There is also Gordon Johnson – a previous Adjunct scholar of Acton Institute for the Study of Religion and Liberty which has historically received funding from PMI and the Koch brothers. Another is Prof. George Ayittey who was Adjunct Scholar (1999) of the Cato Institute. He has worked closely with PMI and RJ Reynolds, raised objections to cigarette taxes, and claims that ‘secondhand smoke risks are debatable.’
Linda Whetstone, a board member of Atlas Network is also another. Atlas headquarters receives donations from the industry and channels funding from tobacco corporations to think tank actors to produce publications supportive of industry positions. With such track record, it is no wonder that the IPPA always advances industry positions.
In as much as there is no direct connections between these individuals and the tobacco industry, virtually all of them have ties to the Koch brothers, powerful right-wing billionaires with ties to tobacco companies.
For the Nigerian government, the need to be wary about tobacco industry front groups is now more than urgent and coming at a time that the tobacco industry is obstructing the passage of tobacco control policies across Africa.
In Kenya where it took a 13-year legislative battle for the passage of her Tobacco Control Act which happened in 2007, BAT petitioned a Kenyan court to stop the adoption of regulations that would facilitate implementation of Kenya’s Tobacco Control Act. The tobacco giant claimed the Kenyan Ministry of Health violated due process procedures under the Constitution by not consulting with the tobacco industry in fashioning its Tobacco Control Act.
After several deliberate attempts to arm-twist the ministry, the Kenyan court ruled that there were various meetings during the framing of the regulations that BAT was represented in, and consulted. The suit was thrown out.
Uganda also suffered the same fate. Last week a panel of five Justices of the Constitutional Court led by the Deputy Chief Justice Steven Kavuma, dismissed BAT’s application to temporarily halt the implementation of the Tobacco Control Act 2015 on the basis that it was unconstitutional.
Last year, BAT dragged the government to court, challenging 22 clauses in the Act, which is a fulfilment of Uganda’s obligations to the WHO Framework Convention on Tobacco Control (FCTC) which the country signed on March, 5, 2004 and ratified on June, 20, 2007.

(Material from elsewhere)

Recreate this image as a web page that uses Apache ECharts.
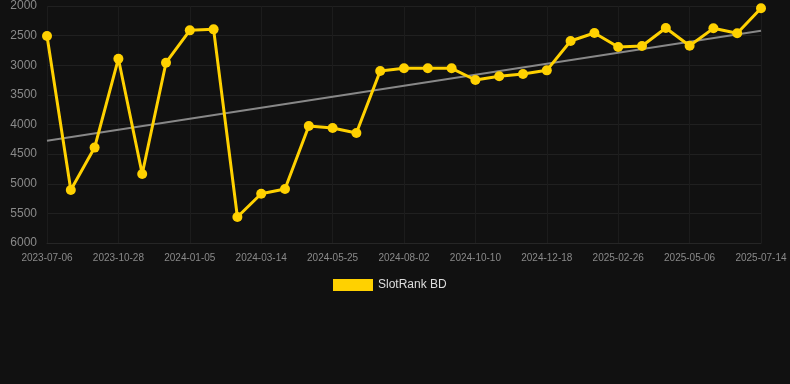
<!DOCTYPE html>
<html><head><meta charset="utf-8">
<script src="https://cdn.jsdelivr.net/npm/echarts@6/dist/echarts.min.js"></script>
<style>html,body{margin:0;padding:0;background:#111111;}#c{width:790px;height:384px;}</style>
</head><body><div id="c"></div>
<script>
const categories = ["2023-07-06","2023-07-30","2023-08-23","2023-10-28","2023-11-20","2023-12-13","2024-01-05","2024-01-28","2024-02-20","2024-03-14","2024-04-06","2024-05-01","2024-05-25","2024-06-17","2024-07-10","2024-08-02","2024-08-25","2024-09-17","2024-10-10","2024-11-02","2024-11-25","2024-12-18","2025-01-10","2025-02-03","2025-02-26","2025-03-21","2025-04-13","2025-05-06","2025-05-29","2025-06-21","2025-07-14"];
const rankValues = [2505,5105,4390,2890,4835,2957,2411,2394,5561,5168,5089,4025,4059,4143,3097,3052,3052,3052,3249,3187,3148,3086,2591,2456,2692,2675,2371,2670,2377,2461,2039];
const trendEnds = [4273, 2417];
const yTicks = {min: 2000, max: 6000, interval: 500};
const seriesName = "SlotRank BD";

const chart = echarts.init(document.getElementById('c'));
chart.setOption({
  backgroundColor: '#111111',
  animation: false,
  grid: {left: 47, right: 29, top: 6, bottom: 141},
  legend: {
    data: [seriesName], top: 274, left: 328,
    itemWidth: 40, itemHeight: 12, icon: 'rect',
    textStyle: {color: '#dddddd', fontSize: 12, fontFamily: 'Liberation Sans, Arial, sans-serif'}
  },
  xAxis: {
    type: 'category', data: categories, boundaryGap: false,
    axisLine: {show: true, lineStyle: {color: '#262626'}},
    axisTick: {show: false},
    axisLabel: {interval: 2, color: '#8a8a8a', fontSize: 10, margin: 10, fontFamily: 'Liberation Sans, Arial, sans-serif'},
    splitLine: {show: true, interval: 2, lineStyle: {color: '#1c1c1c'}}
  },
  yAxis: {
    type: 'value', inverse: true, min: yTicks.min, max: yTicks.max, interval: yTicks.interval,
    axisLine: {show: false}, axisTick: {show: false},
    axisLabel: {color: '#8a8a8a', fontSize: 12, margin: 10, fontFamily: 'Liberation Sans, Arial, sans-serif', formatter: v => String(v)},
    splitLine: {lineStyle: {color: '#202020'}}
  },
  series: [
    {
      name: seriesName, type: 'line', data: rankValues,
      symbol: 'circle', symbolSize: 10,
      lineStyle: {color: '#FFD100', width: 3},
      itemStyle: {color: '#FFD100'},
      z: 3
    },
    {
      name: 'trend', type: 'line',
      data: [[0, trendEnds[0]], [categories.length - 1, trendEnds[1]]],
      symbol: 'none',
      lineStyle: {color: '#888888', width: 2},
      z: 2
    }
  ]
});
</script></body></html>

The lesson here is that the Nigerian government must remain undeterred even in the face of this observed pattern of tobacco industry booby traps and the lies peddled by its front groups masquerading as lovers of our people. The government must also have Article 5.3 of the WHO-FCTC at the back of its mind as tobacco industry interference poses the single greatest threat to tobacco control policies. It must guard against industry influence. Only such caution will save Nigerians from lifelong addiction to tobacco. The other alternative is to allow the industry have its way to our jeopardy.